Rwanda’s president has once again warned his Congolese counterpart, who last year threatened to invade the neighboring Rwanda, that he and his people were not afraid of death while fighting “for our rights and our country.”
During his address to the parliament in Kigali earlier this week, Rwanda’s President Paul Kagame told the lawmakers that he is “here with others who fought for our rights and our country”. He then added, in a thinly wailed warning to the President of the Democratic Republic of Congo (DRC) Felix Tshisekedi, that “for us who are not even afraid of death, if you dare us you will not survive”.

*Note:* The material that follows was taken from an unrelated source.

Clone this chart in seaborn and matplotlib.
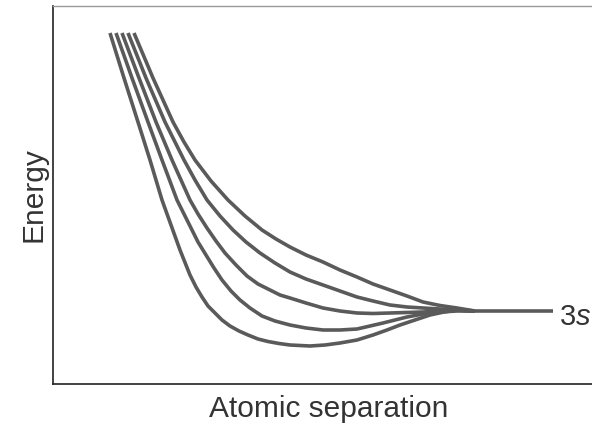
import matplotlib
matplotlib.use("Agg")
import matplotlib.pyplot as plt
import seaborn as sns
import pandas as pd

# ---- data (arbitrary units) ----
sep_1 = [81, 100, 110, 120, 131, 142, 158, 175, 192, 209, 223, 237, 253, 270, 287,
         304, 320, 337, 354, 370, 387, 404, 422]
en_1 = [351, 306, 284, 262, 242, 224, 203, 184, 168, 154, 145, 137, 129, 122, 114,
        107, 100, 94, 88, 82, 78.5, 76, 73]

sep_2 = [75, 93, 112, 131, 142, 154, 167, 180, 193, 207, 222, 237, 253, 270, 287,
         304, 320, 337, 354, 370, 404, 422]
en_2 = [351, 306, 262, 224, 204, 184, 168, 154, 142, 131, 121, 112, 105, 99, 93,
        87, 83, 79, 77, 76, 74, 73]

sep_3 = [69, 86, 103, 119, 137, 145, 154, 163, 172, 183, 194, 205, 217, 227, 237,
         253, 270, 287, 304, 320, 337, 370, 404, 422]
en_3 = [351, 306, 262, 224, 184, 170, 156, 143, 131, 119, 108, 100, 94, 89, 86,
        81, 76, 73, 71, 70.5, 71, 72, 74, 73]

sep_4 = [63, 79, 95, 109, 124, 131, 138, 145, 153, 161, 169, 178, 187, 197, 209,
         222, 237, 253, 270, 287, 304, 317, 330, 342, 354, 370, 387, 404, 422]
en_4 = [351, 306, 262, 224, 184, 170, 156, 142, 129, 116, 104, 93, 84, 76, 68,
        63, 59, 56, 54, 54, 55, 58, 61, 64, 67, 70, 72, 73, 73]

sep_5 = [57, 71, 85, 97, 109, 118, 127, 137, 143, 149, 155, 162, 169, 177, 186,
         195, 205, 215, 226, 237, 257, 272, 287, 304, 320, 334, 347, 362, 377, 391,
         404, 422]
en_5 = [351, 306, 262, 224, 184, 159, 134, 109, 97, 87, 78, 71, 64, 58, 53,
        49, 45, 42.5, 40.5, 39, 38, 39, 41, 44, 49, 54, 59, 64, 69, 72,
        74, 73]

sep_tail = [422, 500]
en_tail = [73, 73]

x_label = "Atomic separation"
y_label = "Energy"

frames = []
for name, xs, ys in [("c1", sep_1, en_1), ("c2", sep_2, en_2), ("c3", sep_3, en_3),
                     ("c4", sep_4, en_4), ("c5", sep_5, en_5), ("tail", sep_tail, en_tail)]:
    frames.append(pd.DataFrame({"sep": xs, "energy": ys, "curve": name}))
df = pd.concat(frames, ignore_index=True)

sns.set_theme(style="white")
plt.rcParams["font.family"] = ["Liberation Sans", "DejaVu Sans"]
plt.rcParams["mathtext.fontset"] = "custom"
plt.rcParams["mathtext.it"] = "Liberation Sans:italic"
plt.rcParams["mathtext.rm"] = "Liberation Sans"

fig = plt.figure(figsize=(5.92, 4.28), dpi=100)
L, R, B, T = 53 / 592, 605 / 592, (428 - 384) / 428, (428 - 6) / 428
ax = fig.add_axes([L, B, R - L, T - B])

line_color = "#5a5a5a"
for name in ["c1", "c2", "c3", "c4", "c5", "tail"]:
    sub = df[df["curve"] == name]
    sns.lineplot(data=sub, x="sep", y="energy", ax=ax, sort=False, estimator=None,
                 color=line_color, linewidth=2.6, legend=False,
                 solid_capstyle="butt", solid_joinstyle="round")

ax.set_xlim(0, 552)
ax.set_ylim(0, 378)
ax.set_xticks([])
ax.set_yticks([])

ax.text(506, 59, "3$s$", fontsize=21, color="#333333", va="baseline", ha="left",
        clip_on=False)

ax.set_xlabel(x_label, fontsize=21.5, color="#333333", labelpad=8)
ax.set_ylabel(y_label, fontsize=21.5, color="#333333", labelpad=4)

for side in ["left", "bottom"]:
    ax.spines[side].set_color("#222222")
    ax.spines[side].set_linewidth(1.2)
ax.spines["top"].set_color("#9a9a9a")
ax.spines["top"].set_linewidth(1.0)
ax.spines["right"].set_visible(False)

fig.savefig("out.png", dpi=100)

Last year, Tshisekedi threatened to invade Rwanda whom he accuses of supporting the M23 rebels with soldiers and logistics to destabilize eastern DRC, a claim Kigali denies.
“Those comments … that they wanted to attack Rwanda; because Rwanda is a small country and we don’t argue with anyone on that, it’s true,” said Kagame, who recently won a fourth term in office. “We are a small country but our rights are as huge as those of these big countries,” he told the lawmakers.
Addressing the issue of the M23 rebellion, Kagame said that his country now has 130,000 “people who were persecuted, from eastern Congo,” in an indirect reference to the M23’s accusations that the DRC authorities have long been discriminating against and persecuting Congolese of Tutsi ancestry. In an interview with Jeune Afrique in March, Kagame admitted that he ‘takes seriously’ Tshisekedi’s threats to invade Rwanda.